Feeling Virtual Space
This project explores how the physical and spatial properties of GUI elements can be rendered with haptic feedback delivered through a haptic mouse. In three functional prototypes, a combination of visual and tactile stimuli are used to convey sensations of resistance, object boundaries and thickness.
Year
2024
Duration
5 weeks
Type
Individual
Tools
Espruino Pico, haptic actuators, ixfx, JavaScript, HTML/CSS
Keywords
haptics, GUIs, interactivity
You can listen to the prototypes
The videos in this page use sound in place of haptic feedback. Feel free to unmute videos to get an idea of how the sketches work.
Outcome
The outcome of the project is three interactive sketches that explore three aspects of physicality in digital interfaces: mass and resistance, edges and boundaries, and thickness and depth.
Mass and resistance
Think of the times you have resized an object on screen, be it a window or a layer in a photo editing software. When you resize graphical elements, you're essentially changing an element's available space. This happens without the object putting up any resistance against your manipulation. But what if an object could resist user manipulation? In this sketch, this concept is rendered with a vibration that increases in intensity as the user resized a window, which conveys the feeling of an object that wants to expand against a compression force.
The window pushes back against the user as they try to resize it. This resistance is rendered with an increase in vibration force.
Edges and boundaries
The cursor lets you effortlessly move around the digital space as you transition between windows, applications and even monitors. Nothing you see on the screen is unreachable with your mouse. But what if the cursor encountered resistance, as if bumping against physical barriers? This sketch explores this concept with a combination of sharp tactile stimuli and a temporary movement locking of the cursor that create the sensation of the mouse pushing against a physical boundary.

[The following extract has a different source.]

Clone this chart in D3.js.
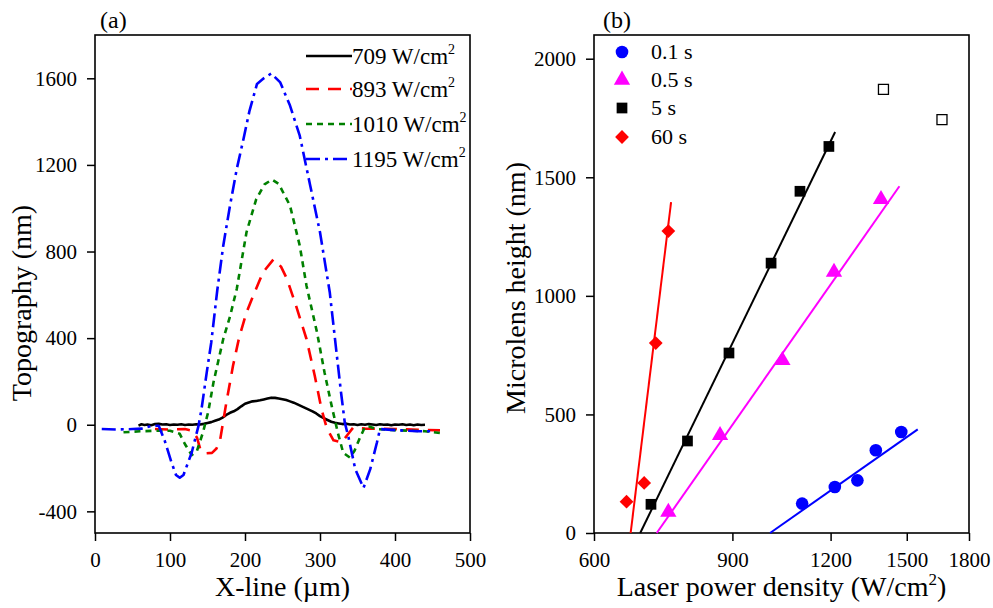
<!DOCTYPE html>
<html><head><meta charset="utf-8">
<script src="https://cdn.jsdelivr.net/npm/d3@7"></script>
<style>
body{margin:0;background:#fff;}
svg text{font-family:"Liberation Serif","Times New Roman",serif;fill:#000;}
</style></head>
<body><svg id="c" width="993" height="608"></svg>
<script>
// ---------- Panel (a) data: topography profiles (x in µm, y in nm)
const legendA = ["709", "893", "1010", "1195"];
const curve709 = [[58,-4],[62,2],[66,-1],[70,1],[75,-2],[80,3],[85,4],[90,1],[95,2],[100,-1],[105,1],[110,0],[115,2],[120,-1],[125,1],[130,0],[135,2],[140,1],[145,4],[150,8],[155,12],[160,18],[165,24],[170,33],[175,45],[180,55],[185,62],[190,72],[195,85],[200,97],[205,103],[210,108],[215,110],[220,113],[225,117],[230,121],[235,125],[240,124],[245,121],[250,118],[255,114],[260,108],[265,102],[270,94],[275,86],[280,78],[285,70],[290,62],[295,52],[300,40],[305,30],[310,22],[315,14],[320,9],[325,6],[330,3],[335,5],[340,1],[345,2],[350,-1],[355,2],[360,0],[365,3],[370,1],[375,-1],[380,2],[385,0],[390,1],[395,-2],[400,1],[405,0],[410,2],[415,-1],[420,1],[425,-2],[430,1],[435,-1],[440,0]];
const curve893 = [[80,-20],[100,-22],[120,-20],[130,-28],[136,-60],[141,-120],[148,-132],[156,-130],[162,-110],[167,-67],[175,100],[184,272],[192,400],[202,519],[211,596],[224,704],[238,764],[248,730],[256,673],[268,550],[282,396],[293,226],[302,72],[309,-15],[318,-72],[329,-82],[337,-45],[344,-14],[360,-18],[400,-20],[440,-24],[460,-26]];
const curve1010 = [[38,-35],[60,-30],[80,-28],[100,-28],[113,-42],[120,-90],[129,-140],[136,-120],[144,-35],[151,60],[158,196],[171,396],[180,500],[189,627],[202,889],[215,1042],[226,1110],[236,1132],[245,1112],[260,1012],[273,827],[282,642],[296,427],[306,242],[316,80],[324,-40],[331,-130],[340,-152],[346,-120],[352,-70],[360,-10],[365,-8],[375,-20],[400,-25],[440,-30],[460,-38]];
const curve1195 = [[9,-20],[30,-22],[50,-20],[62,-18],[76,-5],[85,-5],[93,-74],[102,-174],[108,-232],[113,-245],[118,-232],[129,-128],[138,-5],[142,72],[149,242],[155,380],[163,620],[171,827],[180,1012],[189,1181],[198,1320],[206,1450],[216,1574],[225,1600],[235,1622],[247,1581],[260,1474],[273,1335],[287,1104],[300,889],[313,612],[322,334],[328,150],[333,11],[338,-58],[347,-205],[358,-292],[367,-205],[376,-81],[380,-20],[400,-25],[430,-30],[447,-30]];
const xTicksA = [0,100,200,300,400,500];
const yTicksA = [-400,0,400,800,1200,1600];

// ---------- Panel (b) data: microlens height vs laser power density
const legendB = ["0.1 s", "0.5 s", "5 s", "60 s"];
const pts01 = [[1104,124],[1215,194],[1298,222],[1370,349],[1476,426]];
const pts05 = [[746,88],[868,412],[1042,728],[1212,1100],[1391,1407]];
const pts5  = [[709,121],[789,388],[891,759],[1008,1138],[1097,1441],[1194,1630]];
const pts60 = [[660,132],[695,211],[719,801],[746,1273]];
const ptsOpen = [[1401,1871],[1663,1743]];
const fit01 = [[1005,0],[1549,437]];
const fit05 = [[721,0],[1468,1462]];
const fit5  = [[687,0],[1216,1691]];
const fit60 = [[668,0],[752,1395]];
const xTicksB = [600,900,1200,1500,1800];
const yTicksB = [0,500,1000,1500,2000];

const svg = d3.select("#c");
svg.append("rect").attr("width",993).attr("height",608).attr("fill","#fff");
const fmt = d => String(d);

// ================= Panel (a)
const A = {l:95, r:470, t:35, b:533};
const xA = d3.scaleLinear([0,500],[A.l,A.r]);
const yA = d3.scaleLinear([-500,1800],[A.b,A.t]);

function axes(g, xs, ys, box, xT, yT, xMinor, yMinor){
  const gx = g.append("g").attr("transform",`translate(0,${box.b})`);
  gx.call(d3.axisBottom(xs).tickValues(xMinor).tickSize(5).tickFormat(""));
  gx.call(d3.axisBottom(xs).tickValues(xT).tickSize(8).tickPadding(11).tickFormat(fmt));
  const gy = g.append("g").attr("transform",`translate(${box.l},0)`);
  gy.call(d3.axisLeft(ys).tickValues(yMinor).tickSize(5).tickFormat(""));
  gy.call(d3.axisLeft(ys).tickValues(yT).tickSize(8).tickPadding(10).tickFormat(fmt));
  g.selectAll(".domain").remove();
  g.selectAll(".tick line").attr("stroke","#000").attr("stroke-width",1.5);
  g.selectAll(".tick text").attr("font-size",21).attr("fill","#000");
  g.append("rect").attr("x",box.l).attr("y",box.t).attr("width",box.r-box.l).attr("height",box.b-box.t)
    .attr("fill","none").attr("stroke","#000").attr("stroke-width",1.6);
}

const gA = svg.append("g");
svg.append("clipPath").attr("id","clipA").append("rect")
  .attr("x",A.l).attr("y",A.t).attr("width",A.r-A.l).attr("height",A.b-A.t);

const lineA = d3.line().x(d=>xA(d[0])).y(d=>yA(d[1]));
const seriesA = [
  {data:curve709, color:"#000000", dash:null, w:2.6},
  {data:curve893, color:"#ff0000", dash:"13,9", w:2.6},
  {data:curve1010, color:"#008000", dash:"6,5", w:2.6},
  {data:curve1195, color:"#0000ff", dash:"14,5,3,5", w:2.6}
];
const plotA = gA.append("g").attr("clip-path","url(#clipA)");
seriesA.forEach(s=>{
  plotA.append("path").attr("d",lineA(s.data)).attr("fill","none")
    .attr("stroke",s.color).attr("stroke-width",s.w)
    .attr("stroke-dasharray",s.dash).attr("stroke-linejoin","round");
});
axes(gA, xA, yA, A, xTicksA, yTicksA,
  [50,150,250,350,450], [-200,200,600,1000,1400]);

// legend (a)
const legYA = [56, 89, 124, 159];
seriesA.forEach((s,i)=>{
  gA.append("line").attr("x1",306).attr("x2",352).attr("y1",legYA[i]).attr("y2",legYA[i])
    .attr("stroke",s.color).attr("stroke-width",s.w).attr("stroke-dasharray",s.dash);
  const t = gA.append("text").attr("x",352).attr("y",legYA[i]+8).attr("font-size",23);
  t.append("tspan").text(legendA[i]+" W/cm");
  t.append("tspan").text("2").attr("font-size",14).attr("dy",-10);
});

svg.append("text").attr("x",100).attr("y",28).attr("font-size",24).text("(a)");
svg.append("text").attr("x",(A.l+A.r)/2).attr("y",596).attr("text-anchor","middle")
  .attr("font-size",28).text("X-line (µm)");
svg.append("text").attr("transform","translate(31,303) rotate(-90)").attr("text-anchor","middle")
  .attr("font-size",28).text("Topography (nm)");

// ================= Panel (b)
const B = {l:594, r:969, t:35, b:533};
const xB = d3.scaleLog([600,1800],[B.l,B.r]);
const yB = d3.scaleLinear([0,2100],[B.b,B.t]);
const gB = svg.append("g");
const minorXB = d3.range(630,1800,30).filter(v=>v%300!==0);
axes(gB, xB, yB, B, xTicksB, yTicksB, minorXB, [250,750,1250,1750]);

const lineB = d3.line().x(d=>xB(d[0])).y(d=>yB(d[1]));
const seriesB = [
  {pts:pts01, fit:fit01, color:"#0000ff", sym:d3.symbolCircle, size:125, rot:0},
  {pts:pts05, fit:fit05, color:"#ff00ff", sym:d3.symbolTriangle, size:115, rot:0},
  {pts:pts5,  fit:fit5,  color:"#000000", sym:d3.symbolSquare, size:115, rot:0},
  {pts:pts60, fit:fit60, color:"#ff0000", sym:d3.symbolSquare, size:95, rot:45}
];
seriesB.forEach(s=>{
  gB.append("path").attr("d",lineB(s.fit)).attr("fill","none").attr("stroke",s.color).attr("stroke-width",2);
});
seriesB.forEach(s=>{
  gB.selectAll(null).data(s.pts).enter().append("path")
    .attr("d",d3.symbol(s.sym,s.size))
    .attr("transform",d=>`translate(${xB(d[0])},${yB(d[1])}) rotate(${s.rot})`)
    .attr("fill",s.color);
});
gB.selectAll(null).data(ptsOpen).enter().append("path")
  .attr("d",d3.symbol(d3.symbolSquare,100))
  .attr("transform",d=>`translate(${xB(d[0])},${yB(d[1])})`)
  .attr("fill","#fff").attr("stroke","#000").attr("stroke-width",1.3);

// legend (b)
const legYB = [52, 80, 108, 137];
seriesB.forEach((s,i)=>{
  gB.append("path").attr("d",d3.symbol(s.sym,s.size))
    .attr("transform",`translate(622,${legYB[i]}) rotate(${s.rot})`).attr("fill",s.color);
  gB.append("text").attr("x",651).attr("y",legYB[i]+7).attr("font-size",22).text(legendB[i]);
});

svg.append("text").attr("x",603).attr("y",28).attr("font-size",24).text("(b)");
const xt = svg.append("text").attr("x",(B.l+B.r)/2).attr("y",596).attr("text-anchor","middle").attr("font-size",28);
xt.append("tspan").text("Laser power density (W/cm");
xt.append("tspan").text("2").attr("font-size",17).attr("dy",-11);
xt.append("tspan").text(")").attr("dy",11);
svg.append("text").attr("transform","translate(525,288) rotate(-90)").attr("text-anchor","middle")
  .attr("font-size",28).text("Microlens height (nm)");
</script></body></html>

The cursor enounters a boundary that the user need to overcome by moving the mouse with more force. The effect is rendered with a sharp, tactile stimilus.
Thickness and depth
Designers put a lot of work into making graphical interfaces look like they have depth, as it helps with clarifying what objects are active and in the foreground versus those that need to fade into the background. What appears as depth in the digital space is simply a visual representation. In this sketch, tactile feedback is used to reveal information that is not perceivable with sight, such as the thickness of objects that would otherwise look indistinguishable from one another. Sharp tactile stimuli of varying intensity suggest the idea of the cursor stepping onto objects of different heights, making depth go beyond a purely visual concept.
The cursor moves over three seemingly identical objects but the haptic feedback lets the user feel the different levels of thickness.